PASADENA, Calif., Feb. 22, 2017 /PRNewswire/ -- Alexandria Real Estate Equities, Inc. (ARE) announced today that it has priced a public offering of $425,000,000 aggregate principal amount of 3.95% senior notes due 2028. Goldman, Sachs & Co., Mizuho Securities USA Inc., Scotia Capital (USA) Inc., Evercore Group L.L.C. and TD Securities (USA) LLC are acting as joint book-running managers in connection with the public offering and BB&T Capital Markets, a division of BB&T Securities, LLC, BBVA Securities Inc., BNP Paribas Securities Corp., Capital One Securities, Inc., MUFG Securities Americas Inc., PNC Capital Markets LLC, RBC Capital Markets, LLC, Regions Securities LLC, SMBC Nikko Securities America, Inc. and UBS Securities LLC are acting as co-managers in connection with the public offering.

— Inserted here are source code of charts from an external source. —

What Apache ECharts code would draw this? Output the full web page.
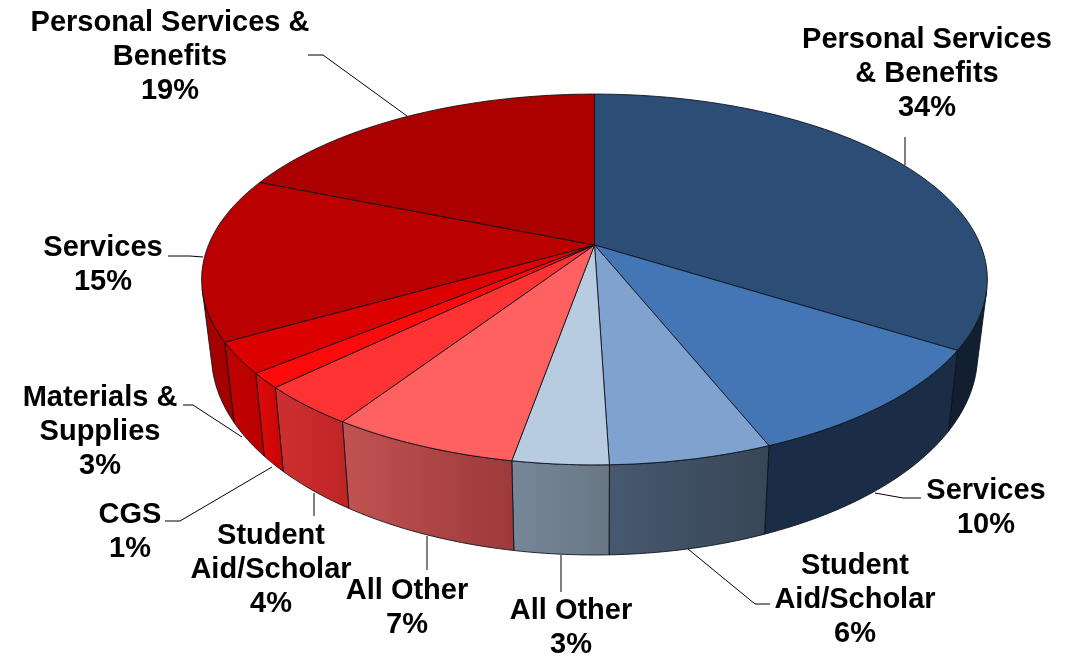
<!DOCTYPE html>
<html>
<head>
<meta charset="utf-8">
<style>html,body{margin:0;padding:0;background:#fff}#chart{width:1078px;height:657px}</style>
<script src="https://cdn.jsdelivr.net/npm/echarts@6/dist/echarts.min.js"></script>
</head>
<body>
<div id="chart"></div>
<script>
// ---- data ----
const categories = ['Personal Services\n& Benefits','Services','Student\nAid/Scholar','All Other','All Other','Student\nAid/Scholar','CGS','Materials &\nSupplies','Services','Personal Services &\nBenefits'];
const shareValues = [33.9,10.0,5.6,3.3,6.5,3.5,1.3,2.7,14.3,18.9];
const percentLabels = ['34%','10%','6%','3%','7%','4%','1%','3%','15%','19%'];

// ---- styling ----
const topColors = ['#2C4D76','#4475B4','#7FA2CE','#B7CBE1','#FF6060','#FF3333','#FF0A0A','#DD0000','#BB0000','#AA0000'];
const wallColors = [['#111F30','#111F30'],['#1B2D46','#1B2D46'],['#47596F','#384657'],['#76879A','#697784'],['#C25252','#9C3A3A'],['#CE3030','#BF2424'],['#E00A0A','#C90505'],['#BE0000','#BB0000'],['#A40000','#A40000'],['#990000','#990000']];

// ---- label layout (pixels on the page) ----
const labelCentres = [[927,23],[986,474],[855,549.5],[571,594],[407,574],[271,519.5],[130,498],[100,381],[103,231],[170,6]];
const leaderLines = [
  [[905,137],[905,165]],
  [[875,493],[903,498],[921,498]],
  [[688,549],[755,604],[770,604]],
  [[561,555],[561,592]],
  [[427,536],[427,570]],
  [[314,493],[314,516]],
  [[272,467],[180,521],[165,521]],
  [[242,437],[193,405],[183,405]],
  [[203,257],[190,256],[168,256]],
  [[407,116],[323,55],[308,55]]
];

// ---- perspective of the pie disc ----
const CX = 594.5, CY = 245, R = 386, PA = 179, PB = 0.186;
const WALL_SX = 0.975, WALL_SY = 1.08, WALL_DY = 72.5;
const STEP = Math.PI / 180;
function project(theta){ // theta clockwise from the top, radians
  const u = Math.sin(theta), v = -Math.cos(theta), d = 1 - PB * v;
  return [R * u / d, PA * v / d];
}
function topPt(theta){ const p = project(theta); return [CX + p[0], CY + p[1]]; }
function lowPt(theta){ const p = project(theta); return [CX + WALL_SX * p[0], CY + WALL_DY + WALL_SY * p[1]]; }
function sampleAngles(a0, a1){
  const out = [], n = Math.max(2, Math.ceil((a1 - a0) / STEP));
  for (let i = 0; i <= n; i++) out.push(a0 + (a1 - a0) * i / n);
  return out;
}
function frontFacing(a, b){ // does the wall strip between angles a and b face the viewer?
  const t0 = topPt(a), t1 = topPt(b), l0 = lowPt(a);
  return (t1[0] - t0[0]) * (l0[1] - t0[1]) - (t1[1] - t0[1]) * (l0[0] - t0[0]) < 0;
}
const total = shareValues.reduce((a, b) => a + b, 0);
const EDGE = 'rgba(10,15,25,0.85)';

const chart = echarts.init(document.getElementById('chart'), null, {renderer: 'canvas'});
chart.setOption({
  animation: false,
  backgroundColor: '#ffffff',
  series: [{
    type: 'custom',
    coordinateSystem: 'none',
    silent: true,
    data: shareValues.map((v, i) => [i, v]),
    renderItem: function (params, api) {
      const i = api.value(0);
      let before = 0;
      for (let k = 0; k < i; k++) before += shareValues[k];
      const a0 = before / total * 2 * Math.PI, a1 = (before + shareValues[i]) / total * 2 * Math.PI;
      const angles = sampleAngles(a0, a1);
      const wc = wallColors[i];
      const children = [];

      // visible part of the wall: the angles whose strip faces the viewer
      const visible = [];
      for (let s = 0; s < angles.length - 1; s++) {
        if (frontFacing(angles[s], angles[s + 1])) {
          if (!visible.length) visible.push(angles[s]);
          visible.push(angles[s + 1]);
        }
      }
      if (visible.length) {
        const topRun = visible.map(topPt), lowRun = visible.map(lowPt);
        children.push({type: 'polygon', z2: 1, shape: {points: topRun.concat(lowRun.slice().reverse())},
          style: {fill: {type: 'linear', x: 0, y: 0, x2: 1, y2: 0, colorStops: [{offset: 0, color: wc[0]}, {offset: 1, color: wc[1]}]},
                  stroke: EDGE, lineWidth: 1, lineJoin: 'round'}});
      }

      children.push(
        {type: 'polygon', z2: 2, shape: {points: [[CX, CY]].concat(angles.map(topPt))},
         style: {fill: topColors[i], stroke: EDGE, lineWidth: 1, lineJoin: 'round'}},
        {type: 'polyline', z2: 3, shape: {points: leaderLines[i]},
         style: {fill: null, stroke: '#000', lineWidth: 1}},
        {type: 'text', z2: 4, x: labelCentres[i][0], y: labelCentres[i][1],
         style: {text: categories[i] + '\n' + percentLabels[i], fill: '#000', align: 'center', verticalAlign: 'top',
                 fontFamily: '"Liberation Sans", Arial, sans-serif', fontWeight: 'bold', fontSize: 29, lineHeight: 33.8}}
      );
      return {type: 'group', children: children};
    }
  }]
});
</script>
</body>
</html>
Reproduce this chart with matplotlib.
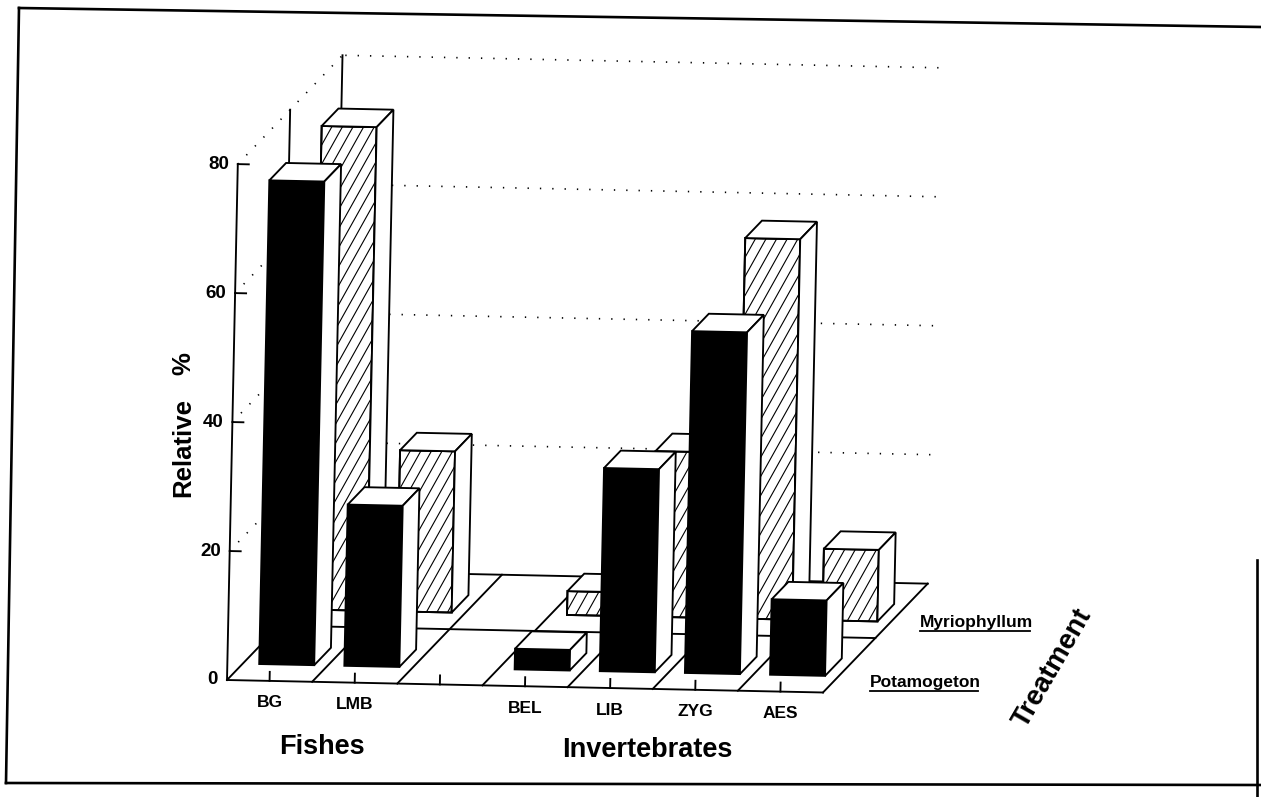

The notes were priced at 99.855% of the principal amount with a yield to maturity of 3.967%. The notes will be unsecured obligations of the Company and fully and unconditionally guaranteed by Alexandria Real Estate Equities, L.P., an indirectly 100% owned subsidiary of the Company. The closing of the sale of the notes is expected to occur on or about March 3, 2017, subject to customary closing conditions.
The Company intends to use the net proceeds from this offering for general corporate purposes and for the reduction of the outstanding balance on its unsecured senior line of credit. The Company may then also borrow from time to time under its unsecured senior line of credit to provide funds for general working capital and other general corporate purposes. General corporate purposes may include the reduction of the outstanding balances under its unsecured senior bank term loans, repayment of other debt, redemption of preferred stock and selective development or redevelopment of properties.
Alexandria Real Estate Equities, Inc. is an urban office REIT uniquely focused on collaborative life science and technology campuses in AAA innovation cluster locations. Founded in 1994, Alexandria pioneered this niche and has since established a significant market presence in key locations, including Greater Boston, San Francisco, New York City, San Diego, Seattle, Maryland, and Research Triangle Park.
The notes will be offered pursuant to an effective registration statement on Form S-3 that was previously filed with the Securities and Exchange Commission. This press release does not constitute an offer to sell or the solicitation of an offer to buy any of the Company's notes, nor shall there be any sale of the notes in any state in which such offer, solicitation or sale would be unlawful prior to registration or qualification under the securities laws of any such state.
Copies of the prospectus supplement relating to this offering, when available, may be obtained by contacting: Goldman, Sachs & Co., Prospectus Department, 200 West Street, New York, NY 10282, telephone: 866-471-2526 or by emailing email@example.com; Mizuho Securities USA Inc. at 320 Park Avenue, 12th Floor, New York, NY 10022, Attn: Debt Capital Markets, telephone: 866-271-7403; or Scotia Capital (USA) Inc. at 250 Vesey Street, New York, NY 10281, Attn: Debt Capital Markets, telephone: 800-372-3930.
This press release includes "forward-looking statements" within the meaning of Section 27A of the Securities Act of 1933, as amended, and Section 21E of the Securities Exchange Act of 1934, as amended. Such forward-looking statements include, without limitation, statements regarding the Company's offering of notes and its intended use of the proceeds. These forward-looking statements are based on the Company's present intent, beliefs or expectations, but forward-looking statements are not guaranteed to occur and may not occur. Actual results may differ materially from those contained in or implied by the Company's forward-looking statements as a result of a variety of factors, including, without limitation, the risks and uncertainties detailed in its filings with the Securities and Exchange Commission. All forward-looking statements are made as of the date of this press release, and the Company assumes no obligation to update this information. For more discussion relating to risks and uncertainties that could cause actual results to differ materially from those anticipated in the Company's forward-looking statements, and risks and uncertainties to the Company's business in general, please refer to the Company's filings with the Securities and Exchange Commission, including its most recent annual report on Form 10-K.